Exercise brief
Retype word for word the first line of the listing and each line after it up to the line with "const drawOrder = [0, 2, 1];", with the pictures taken out.
## start
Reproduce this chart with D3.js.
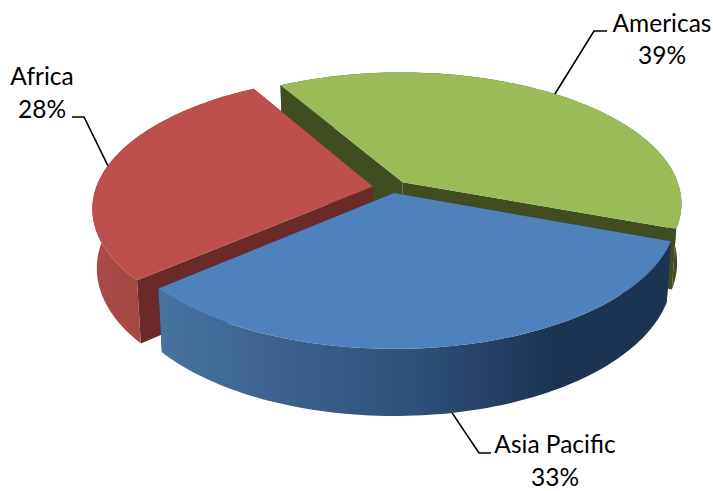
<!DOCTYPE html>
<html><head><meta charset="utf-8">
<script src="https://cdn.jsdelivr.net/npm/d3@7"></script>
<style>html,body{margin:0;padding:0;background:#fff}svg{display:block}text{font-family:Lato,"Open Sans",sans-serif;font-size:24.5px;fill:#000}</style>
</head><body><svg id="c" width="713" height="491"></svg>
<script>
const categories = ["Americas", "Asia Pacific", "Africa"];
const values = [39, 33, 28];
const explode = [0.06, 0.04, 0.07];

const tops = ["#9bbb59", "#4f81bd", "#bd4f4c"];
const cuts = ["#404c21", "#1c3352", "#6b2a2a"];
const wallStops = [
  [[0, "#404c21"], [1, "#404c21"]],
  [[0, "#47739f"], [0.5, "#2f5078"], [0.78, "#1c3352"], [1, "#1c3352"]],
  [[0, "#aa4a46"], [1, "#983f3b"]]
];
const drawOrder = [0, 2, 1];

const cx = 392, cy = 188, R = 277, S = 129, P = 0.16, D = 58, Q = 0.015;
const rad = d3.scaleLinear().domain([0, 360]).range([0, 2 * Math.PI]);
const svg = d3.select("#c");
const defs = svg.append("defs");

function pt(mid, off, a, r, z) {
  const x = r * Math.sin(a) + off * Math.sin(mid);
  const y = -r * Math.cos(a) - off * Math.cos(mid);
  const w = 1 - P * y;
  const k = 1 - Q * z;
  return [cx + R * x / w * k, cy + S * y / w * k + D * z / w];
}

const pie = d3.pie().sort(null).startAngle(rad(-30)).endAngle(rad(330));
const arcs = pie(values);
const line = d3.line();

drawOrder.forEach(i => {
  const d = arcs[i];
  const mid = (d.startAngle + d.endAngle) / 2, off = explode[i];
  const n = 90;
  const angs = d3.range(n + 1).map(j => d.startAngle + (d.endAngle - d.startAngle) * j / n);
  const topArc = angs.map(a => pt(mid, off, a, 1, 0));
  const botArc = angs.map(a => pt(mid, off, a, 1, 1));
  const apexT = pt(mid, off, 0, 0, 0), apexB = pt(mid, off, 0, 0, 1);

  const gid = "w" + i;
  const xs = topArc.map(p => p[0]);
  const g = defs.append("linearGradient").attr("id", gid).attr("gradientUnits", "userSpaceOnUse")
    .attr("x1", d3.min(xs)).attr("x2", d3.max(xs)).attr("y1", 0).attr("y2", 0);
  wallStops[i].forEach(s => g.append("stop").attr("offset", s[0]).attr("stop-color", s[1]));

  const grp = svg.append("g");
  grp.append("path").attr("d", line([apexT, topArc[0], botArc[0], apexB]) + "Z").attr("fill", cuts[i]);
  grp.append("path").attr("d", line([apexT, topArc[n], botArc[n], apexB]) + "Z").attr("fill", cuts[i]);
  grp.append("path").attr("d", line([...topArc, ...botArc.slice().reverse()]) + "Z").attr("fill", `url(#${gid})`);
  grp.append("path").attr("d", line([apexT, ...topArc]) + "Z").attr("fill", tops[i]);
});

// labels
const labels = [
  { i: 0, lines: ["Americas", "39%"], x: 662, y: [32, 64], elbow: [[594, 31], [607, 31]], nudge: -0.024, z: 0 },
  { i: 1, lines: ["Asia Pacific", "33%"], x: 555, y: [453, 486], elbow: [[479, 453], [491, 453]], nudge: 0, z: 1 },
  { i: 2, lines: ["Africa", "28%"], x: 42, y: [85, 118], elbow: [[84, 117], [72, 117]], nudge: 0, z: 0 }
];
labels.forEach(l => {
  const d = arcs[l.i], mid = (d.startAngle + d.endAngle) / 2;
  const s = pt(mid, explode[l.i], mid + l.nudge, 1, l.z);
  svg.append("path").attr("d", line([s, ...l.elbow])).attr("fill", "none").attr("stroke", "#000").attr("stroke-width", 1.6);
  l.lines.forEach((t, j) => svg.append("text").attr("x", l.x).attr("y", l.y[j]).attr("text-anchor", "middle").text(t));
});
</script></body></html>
## end
Finished answer
Reproduce this chart with D3.js.
<!DOCTYPE html>
<html><head><meta charset="utf-8">
<script src="https://cdn.jsdelivr.net/npm/d3@7"></script>
<style>html,body{margin:0;padding:0;background:#fff}svg{display:block}text{font-family:Lato,"Open Sans",sans-serif;font-size:24.5px;fill:#000}</style>
</head><body><svg id="c" width="713" height="491"></svg>
<script>
const categories = ["Americas", "Asia Pacific", "Africa"];
const values = [39, 33, 28];
const explode = [0.06, 0.04, 0.07];

const tops = ["#9bbb59", "#4f81bd", "#bd4f4c"];
const cuts = ["#404c21", "#1c3352", "#6b2a2a"];
const wallStops = [
  [[0, "#404c21"], [1, "#404c21"]],
  [[0, "#47739f"], [0.5, "#2f5078"], [0.78, "#1c3352"], [1, "#1c3352"]],
  [[0, "#aa4a46"], [1, "#983f3b"]]
];
const drawOrder = [0, 2, 1];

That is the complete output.